In elementary, we used the story cards. The children read the information to learn more and then transcribed it into their notebooks.

The child is beginning to associate the name and the object, and noticing the different characteristics of the object.

Example: Point to the sphere and say, “Show me the sphere.” or “Put the sphere in front of you.” The child points to the sphere or follows your instruction correctly.


Third Period: Know it!

“What is this?”

By the third period lesson (a separate lesson once the second period is mastered), the child can name the object on her own. Formal testing does not align with Montessori philosophy. This Third Period is one way teachers will “test” for comprehension.

Example: Point to the sphere and ask, “What is this?” The child gives you the name, demonstrating her knowledge.

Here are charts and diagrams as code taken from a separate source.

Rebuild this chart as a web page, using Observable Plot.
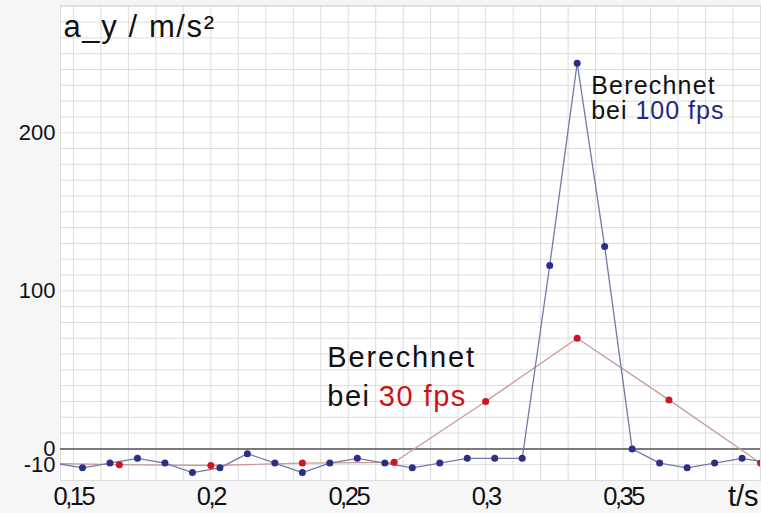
<!DOCTYPE html>
<html><head><meta charset="utf-8">
<script src="https://cdn.jsdelivr.net/npm/d3@7"></script>
<script src="https://cdn.jsdelivr.net/npm/@observablehq/plot@0.6"></script>
<style>
body{margin:0;background:#fff} svg{display:block}
g[aria-label="x-axis tick label"] text{letter-spacing:-2.5px}
</style>
</head><body><div id="chart"></div>
<script>
// 100 fps series (t in s, a_y in m/s²)
const blueT = [0.1433,0.1533,0.1633,0.1733,0.1833,0.1933,0.2033,0.2133,0.2233,0.2333,0.2433,0.2533,0.2633,0.2733,0.2833,0.2933,0.3033,0.3133,0.3233,0.3333,0.3433,0.3533,0.3633,0.3733,0.3833,0.3933,0.4033];
const blueA = [-9,-12,-9,-6,-9,-15,-12,-3,-9,-15,-9,-6,-9,-12,-9,-6,-6,-6,116,244,128,0,-9,-12,-9,-6,-9];
// 30 fps series
const redT = [0.1333,0.1667,0.2,0.2333,0.2667,0.3,0.3333,0.3667,0.4];
const redA = [-9,-10,-10.5,-9,-8.5,30,70,31,-9];
// ticks
const xTicks = [0.15,0.2,0.25,0.3,0.35];
const xTickLabels = ["0,15","0,2","0,25","0,3","0,35"];
const yTicks = [-10,0,100,200];
const yTickLabels = ["-10","0","100","200"];
const xGrid = d3.range(15,40).map(d => d/100);
const yGrid = d3.range(-20,290,10);

const blue = blueT.map((t,i) => ({t, a: blueA[i]}));
const red = redT.map((t,i) => ({t, a: redA[i]}));

const FONT = "'Liberation Sans', Arial, sans-serif";

const chart = Plot.plot({
  width: 761, height: 513,
  marginLeft: 60, marginRight: 1, marginTop: 5, marginBottom: 33,
  style: {fontFamily: FONT, background: "#f6f6f6", color: "#111"},
  x: {domain: [0.1453, 0.4]},
  y: {domain: [-20, 280.5]},
  marks: [
    Plot.frame({fill: "#fff", stroke: "#ddd"}),
    Plot.ruleX(xGrid, {stroke: "#dcdcdc", strokeWidth: 1, strokeOpacity: 1}),
    Plot.ruleY(yGrid, {stroke: "#dcdcdc", strokeWidth: 1, strokeOpacity: 1}),
    Plot.ruleY([0], {stroke: "#555", strokeWidth: 1.5}),
    Plot.line(red, {x: "t", y: "a", stroke: "#c99a9a", strokeWidth: 1.3, clip: true}),
    Plot.line(blue, {x: "t", y: "a", stroke: "#737aa8", strokeWidth: 1.3, clip: true}),
    Plot.dot(red, {x: "t", y: "a", r: 3.5, fill: "#cc1424", clip: true}),
    Plot.dot(blue, {x: "t", y: "a", r: 3.5, fill: "#2b2f8a", clip: true}),
    Plot.axisY({ticks: yTicks, tickFormat: d => yTickLabels[yTicks.indexOf(d)], tickSize: 0, tickPadding: 5, fontSize: 22, label: null}),
    Plot.axisX({ticks: xTicks, tickFormat: d => xTickLabels[xTicks.indexOf(d)], tickSize: 0, tickPadding: 6, fontSize: 25.5, label: null}),
    // axis titles
    Plot.text(["a_y / m/s²"], {frameAnchor: "top-left", dx: 3, dy: 9, lineAnchor: "top", textAnchor: "start", fontSize: 31, fill: "#111"}),
    Plot.text(["t/s"], {frameAnchor: "bottom-right", dx: -2, dy: 16, lineAnchor: "middle", textAnchor: "end", fontSize: 29, fill: "#111"}),
    // annotations 100 fps
    Plot.text(["Berechnet"], {x: [0.3384], y: [229.7], textAnchor: "start", lineAnchor: "middle", fontSize: 25, fill: "#111"}),
    Plot.text(["bei"], {x: [0.3384], y: [213.9], textAnchor: "start", lineAnchor: "middle", fontSize: 25, fill: "#111"}),
    Plot.text(["100 fps"], {x: [0.3545], y: [213.9], textAnchor: "start", lineAnchor: "middle", fontSize: 25, fill: "#1f2a80"}),
    // annotations 30 fps
    Plot.text(["Berechnet"], {x: [0.2424], y: [57.6], textAnchor: "start", lineAnchor: "middle", fontSize: 29, fill: "#111"}),
    Plot.text(["bei"], {x: [0.2424], y: [33.3], textAnchor: "start", lineAnchor: "middle", fontSize: 29, fill: "#111"}),
    Plot.text(["30 fps"], {x: [0.2611], y: [33.3], textAnchor: "start", lineAnchor: "middle", fontSize: 29, fill: "#c81414"})
  ]
});
// widen the annotation lettering a little (the reference text is wider than Arial)
d3.select(chart).selectAll("g[aria-label='text'] text").each(function() {
  const fs = parseFloat(this.closest("g").getAttribute("font-size")) || 0;
  const t = this.textContent;
  let ls = 0;
  if (t === "a_y / m/s²") ls = 1.6;
  else if (t === "Berechnet") ls = fs > 26 ? 1.8 : 1.2;
  else if (t === "bei" || t.endsWith("fps")) ls = fs > 26 ? 1.5 : 1;
  if (ls) this.setAttribute("letter-spacing", ls + "px");
});
document.getElementById("chart").append(chart);
</script>
</body></html>
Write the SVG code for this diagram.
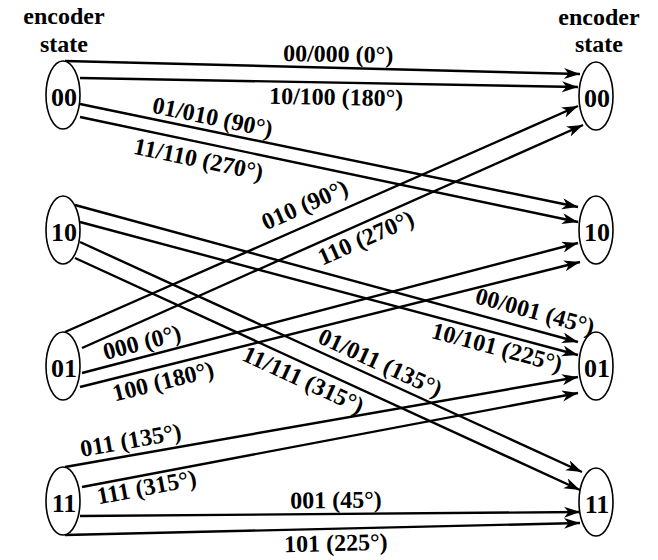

Three Period Lessons in Toddler Language Development: An Observation

As I talk to Freestyle and point out the names to different things around her, I noticed that I would naturally incorporate the Three Period Lesson when I taught her new words.

For example, when she first noticed dogs (she loves dogs!), I would say, “Look at the dog. That is a dog. Can you say ‘dog‘?” (First Period).

Then, if we ever saw dogs in other places, such as in picture books, I would point it out and say, “This is a dog, just like the one we saw outside! Dog. Can you say ‘dog‘?”

Later, if we were out for a walk and someone was walking their dog OR we were reading a book and there was a dog in the picture, I can ask Freestyle, “Where is the dog?” and she would be able to point to it and repeat the word “dog.” (Second Period)

Now when she sees a dog anywhere (in real life or in pictures), Freestyle will point to it and say, “Dog!” (Third Period). Or, if we asked her, “What is that?” she can answer correctly. The word dog is now set in her vocabulary and she can recognize dogs (even though there are various types, though she does not know the different breeds yet, of course!) in different contexts.


Dr. Maria Montessori

Photo Credit


When I realized that I was doing this, I laughed because I feel that the Montessori philosophy of education is so natural and makes so much sense!


If you have younger children, do you notice that you naturally use a version of the Three Period Lesson when teaching them language?